Plan to save Garden Awards as a biennial community-run event
October 3, 2018
Colac Otway Shire Councillors have thrown their collective weight behind a plan to save the Garden Awards and will see whether more funding and support can help a community group take over the reins on a biennial basis.
A recommendation to retire the awards at last week’s Council meeting was not supported by Councillors, who instead voted unanimously to try and rejuvenate the once popular competition.
Two community groups expressed interest in taking on the role earlier this year, but later declined due in part to the $2500 offered by the Council and the need for a full 12 months to plan and deliver a successful first event.
It is hoped last week’s decision will see one of those two groups appropriately funded to coordinate the awards every two years from 2019. The Council is also open to new groups coming forward to discuss the opportunity.
Mayor Joe McCracken said the awards had a proud 34-year history, but nominations had declined over the past three years and coordination by a community group, rather than the Council, was needed to reinvigorate interest.

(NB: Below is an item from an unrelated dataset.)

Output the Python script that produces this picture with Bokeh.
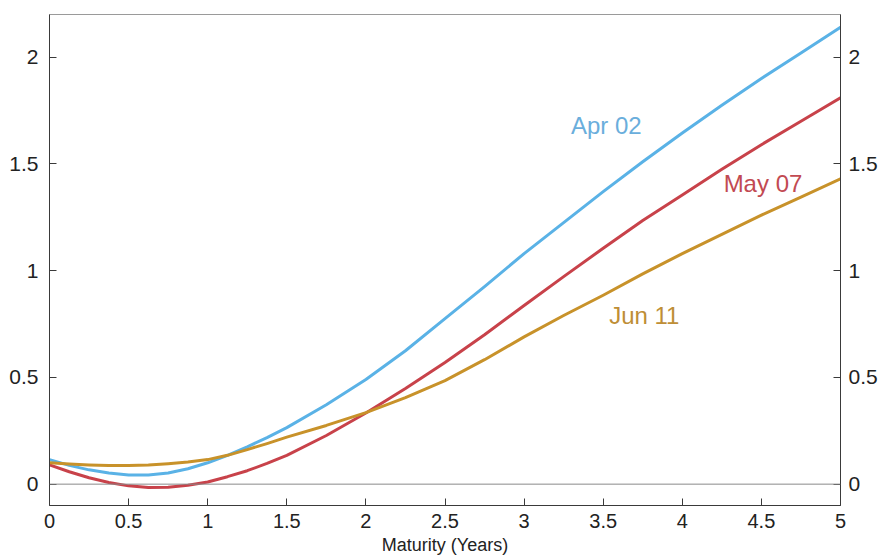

“The awards were first held in 1983 as the Best Kept Secret Awards and expanded in 2002 to become the Home and Garden Awards before a name change to the Garden Awards in 2016,” he said.
“They recognise residents, and in the past businesses, for the care and attention they showed to their gardens.
“In their halcyon days, the Garden Awards engaged a lot of property owners and really added to our annual calendar of events, but we only had 20 nominations in 2015, 12 in 2016 and nine last year.
“The ‘street of the year’ category was removed last year due to a lack of nominations over a number of years. Unfortunately it became clear the awards were struggling to maintain community support in their current form.”
Cr McCracken said it would be a wonderful outcome for everyone if a community group took over the planning and delivered a successful event right across the Shire in 2019.
“Sometimes well-established events like this just lose momentum or get a bit tired and I think that’s what we’ve seen here, but that doesn’t mean they can’t be successful again,” he said.
“Councillors have asked officers to resume discussions with the two previously interested groups to assess their willingness to coordinate the awards every two years – potentially with a higher financial contribution from the Council. Maybe there are other groups as well that might be interested.
“We’ll see where these talks take us, but I’m confident we can find a way forward, that the Garden Awards will be saved and that they’ll once again become a popular feature on our local events calendar.”